Future heat adaptation and exposure among urban populations and why a prospering economy alone won’t save us
This paper models long-term changes in minimum mortality temperatures (MMT), a well-established metric denoting the lowest risk of heat-related mortality, as a function of climate change and socio-economic progress across 3820 cities. The analysis notes that human adaptation to heat should be accounted in inferring on the magnitude of future heat-related mortality due to climate change. Depending on the combination of climate trajectories and socio-economic pathways evaluated, by 2100 the risk to human health is expected to decline in 60% to 80% of the cities against contemporary conditions. This is caused by an average global increase in MMTs driven by long-term human acclimatisation to future climatic conditions and economic development of countries.
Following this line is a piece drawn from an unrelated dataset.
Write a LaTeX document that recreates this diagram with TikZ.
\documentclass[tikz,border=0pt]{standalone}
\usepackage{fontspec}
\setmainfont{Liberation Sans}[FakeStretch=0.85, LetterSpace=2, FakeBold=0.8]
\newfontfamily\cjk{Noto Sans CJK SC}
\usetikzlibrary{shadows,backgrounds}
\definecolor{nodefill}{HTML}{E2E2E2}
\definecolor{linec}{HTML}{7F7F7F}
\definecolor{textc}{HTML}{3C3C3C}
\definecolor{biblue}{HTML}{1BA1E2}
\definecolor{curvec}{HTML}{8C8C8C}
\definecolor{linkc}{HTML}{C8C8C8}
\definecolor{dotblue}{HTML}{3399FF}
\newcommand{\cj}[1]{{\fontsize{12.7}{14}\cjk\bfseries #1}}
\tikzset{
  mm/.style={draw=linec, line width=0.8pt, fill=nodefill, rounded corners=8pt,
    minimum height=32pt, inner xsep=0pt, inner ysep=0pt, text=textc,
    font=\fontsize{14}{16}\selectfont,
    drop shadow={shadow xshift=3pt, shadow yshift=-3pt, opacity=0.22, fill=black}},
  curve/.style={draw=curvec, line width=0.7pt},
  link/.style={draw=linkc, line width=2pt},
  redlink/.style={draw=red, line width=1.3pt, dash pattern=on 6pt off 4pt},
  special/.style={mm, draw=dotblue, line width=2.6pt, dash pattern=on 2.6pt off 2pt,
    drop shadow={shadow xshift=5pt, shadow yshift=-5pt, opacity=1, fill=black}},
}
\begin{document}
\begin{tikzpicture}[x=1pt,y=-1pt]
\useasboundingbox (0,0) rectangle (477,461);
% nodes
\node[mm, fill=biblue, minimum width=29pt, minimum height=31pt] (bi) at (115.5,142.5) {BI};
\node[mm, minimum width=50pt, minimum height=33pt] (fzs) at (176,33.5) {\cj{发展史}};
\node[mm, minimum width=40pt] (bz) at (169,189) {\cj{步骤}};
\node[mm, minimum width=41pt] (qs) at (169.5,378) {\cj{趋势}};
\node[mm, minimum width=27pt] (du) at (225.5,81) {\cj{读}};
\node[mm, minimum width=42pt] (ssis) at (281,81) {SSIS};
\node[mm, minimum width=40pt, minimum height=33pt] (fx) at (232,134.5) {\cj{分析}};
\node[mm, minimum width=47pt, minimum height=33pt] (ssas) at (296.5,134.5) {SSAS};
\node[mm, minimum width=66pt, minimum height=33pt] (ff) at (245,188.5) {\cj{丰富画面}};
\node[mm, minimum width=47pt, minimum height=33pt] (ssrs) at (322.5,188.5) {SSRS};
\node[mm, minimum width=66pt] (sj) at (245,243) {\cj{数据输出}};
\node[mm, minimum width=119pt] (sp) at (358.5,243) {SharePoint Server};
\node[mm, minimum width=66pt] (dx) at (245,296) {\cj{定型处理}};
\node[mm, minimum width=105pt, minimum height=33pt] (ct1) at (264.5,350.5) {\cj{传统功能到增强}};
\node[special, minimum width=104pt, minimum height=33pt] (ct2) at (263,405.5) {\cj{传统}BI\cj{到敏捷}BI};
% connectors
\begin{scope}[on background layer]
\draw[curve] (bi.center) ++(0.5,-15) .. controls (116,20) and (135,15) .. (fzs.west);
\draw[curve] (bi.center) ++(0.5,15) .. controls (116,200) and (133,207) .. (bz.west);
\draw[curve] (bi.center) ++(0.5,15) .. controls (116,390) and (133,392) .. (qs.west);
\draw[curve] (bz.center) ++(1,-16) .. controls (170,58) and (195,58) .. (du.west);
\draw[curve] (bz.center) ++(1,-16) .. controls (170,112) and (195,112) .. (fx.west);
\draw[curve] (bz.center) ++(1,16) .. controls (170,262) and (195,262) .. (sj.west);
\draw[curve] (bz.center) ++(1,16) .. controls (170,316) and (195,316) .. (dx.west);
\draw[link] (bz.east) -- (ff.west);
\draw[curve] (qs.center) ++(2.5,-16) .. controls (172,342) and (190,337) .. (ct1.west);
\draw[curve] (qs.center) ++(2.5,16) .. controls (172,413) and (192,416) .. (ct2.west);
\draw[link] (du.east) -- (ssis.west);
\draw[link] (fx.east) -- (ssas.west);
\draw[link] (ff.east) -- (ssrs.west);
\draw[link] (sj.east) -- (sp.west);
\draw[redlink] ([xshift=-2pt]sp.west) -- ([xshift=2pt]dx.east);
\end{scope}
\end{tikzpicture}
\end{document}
The study finds that a stable and sustainable socio-economic pathway SSP1 will equip most world cities with a moderately high adaptation. In contrast, a rapid socio-economic growth based on fossil fuels along with high forcing (RCP8.5/SSP5) will reach higher adaptation levels in 2100 for most cities against a sustainable future. The high socio-economic level driven by fossil-fuel exploitation can only partly compensate for its own negative consequences for human health. A future according to RCP8.5/SSP5 would critically endanger cities in arid and semi-arid climates. All exhibit small gains in adaptation while heat exposures are projected to increase. Even though tropical and subtropical cities show relatively small and climate-driven increments in adaptation change until 2100, they profit from small exposure changes in a sustainable scenario. The study bears some limitations, namely the premise that adaptation to heat, especially the wealth-enabled share, is instantaneous. The study also attempts to account for a lag in physiological acclimatisation by using mean climate variables over a 30-year period ending in 2094. Further, the SSPs rely on assumptions and could be source of uncertainty in the study's projections. Still, the SSPs originate from an established framework developed to analyse different climate and socio-economic futures.